01 juillet 2018 Info +

Aquaculture : truites, algues et coquillages, l'équation vertueuse de Symbiomer

Combiner l'élevage de poissons à la culture d'algues et de coquillages, cette méthode qui s'inspire de la chaîne alimentaire naturelle permet de réduire l'impact environnemental de l'élevage en transformant ses déchets en ressources pour des espèces filtreuses cultivées à proximité immédiate. Une équation vertueuse testée au large de l'île de Bréhat, par une jeune start-up bretonne, Symbiomer. Reportage.

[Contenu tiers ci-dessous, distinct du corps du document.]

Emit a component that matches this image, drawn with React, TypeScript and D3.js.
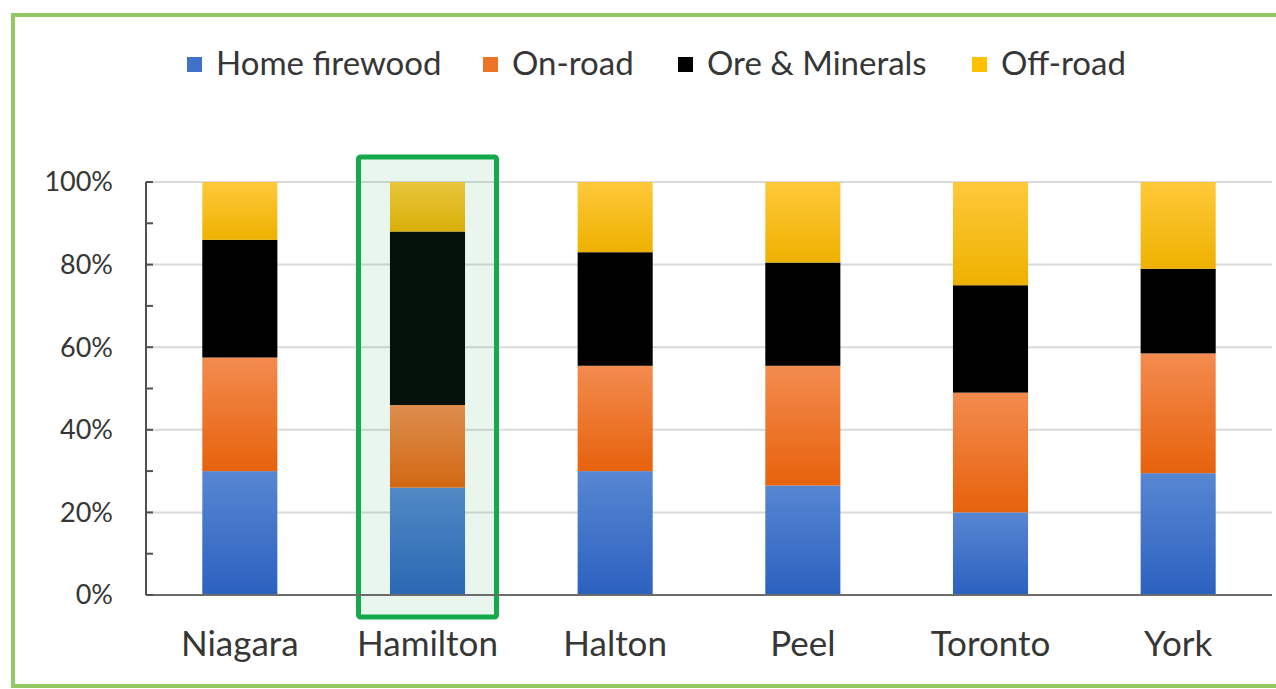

Obtenue fin 2017, à l'embouchure du Trieux dans les Côtes d'Armor, la concession marine de Symbiomer réunit l'élevage de truites arc-en-ciel et la production de macro-algues sur un espace de 3 hectares. "Nous avions un vrai défi à relever car il s'agit du premier élevage de poissons autorisé en mer depuis 1996", confie Alexis Bouvet, co-fondateur de Symbiomer. Spécialiste des algues, ce jeune Perrosien décide, en 2016, de s'associer à un ancien patron pêcheur emblématique de la région, Yannick Hemeury. Ensemble, ils montent leur projet d'aquaculture multi-trophique intégrée et immergent leur première cage durant l'hiver. L'objectif est de faire cohabiter des espèces appartenant chacune à un maillon de la chaîne alimentaire, en créant des connexions d’ordre trophique (ou nutritif) entre elles. "L'aquaculture traditionnelle est tellement décriée aujourd'hui qu'il m'a semblé interessant de combiner l'élevage de truites à la culture d'algues et de coquillages", explique l'ancien patron-pêcheur soulignant également l'opportunité de développement que représente ce modèle pour les pêcheurs et conchyliculteurs locaux.

Xavier Remongin / agriculture.gouv.fr

Valoriser la synergie entre les espèces

Le produit de la digestion des poissons donne deux types de rejets : des rejets insolubles qui peuvent d'être absorbés par des organismes filtreurs comme les Saint-Jacques présentes naturellement dans le secteur, et des substances inorganiques dissoutes comme l'azote, assimilées par les algues. Les rejets produits par une espèce (truite, saumon, daurade) sont ainsi recyclés par les algues et les coquillages pour préserver l'équilibre du milieu aquatique. "Nous avons voulu limiter les risques en terme d'impact sur le milieu en limitant fortement la densité d'élevage, en utilisant une alimentation de qualité et en intégrant un peu d'algues dans l'alimentation des truites de façon à stimuler leurs défenses immunitaires", explique Alexis Bouvet. Calées sur le même cycle, les filières de saccharina latissima sont récoltées début juin et vendues principalement dans le secteur de la cosmétique : "il y a une forte demande d'algues aujourd'hui et seuls 2% proviennent de l'algoculture".

Crédit ci-après
Xavier Remongin / agriculture.gouv.fr

Symbiomer a déposé un brevet pour sa cage flottante, çonçue comme navire pour un meilleur hydrodynamisme. Amarrée à une bouée, elle est reliée à un bloc de granit rose alvéolé qui présente l'avantage de se substituer au béton et de constituer un abris pour d'autres organismes filtreurs comme les crustacés (homard, crabe). L’avantage de cette structure permet d’être rapatriée à terre pendant la période estivale afin de libérer l’espace aux activités de plaisance. Une manière de consciler les bonnes grances des riverains et des acteurs du tourisme dans ce secteur très prisé durant l'été.

Après une première année "test", l'équipe se félicite du résultat : "nous avons pu démontrer que l'on pouvait très bien produire du poisson d'élevage sans intrants chimiques" souligne Alexis Bouvet tout en restant modeste : "nous n'avons pas réponse à tout mais nous pensons être une forme de réponse pour développer durablement l'aquaculture en France si ce n'est ailleurs".

En quoi consiste l'Aquaculture Multi-Trophique Intégrée (AMTI) ?

L'AMTI consiste à reproduire un écosystème naturel en combinant l'élevage de différentes espèces complémentaires, appartenant chacune à un maillon de la chaîne alimentaire. Les rejets organiques et inorganiques produits par une espèce, dites de nourrissage, comme les poissons (truite, saumon, daurade), servent d'aliments aux algues et coquillages cultivés à proximité. La présence de ces espèces filtreuses permet de réduite l'impact environnemental de l'élevage. Les fonds marins sont préservés et conservent leur équilibre.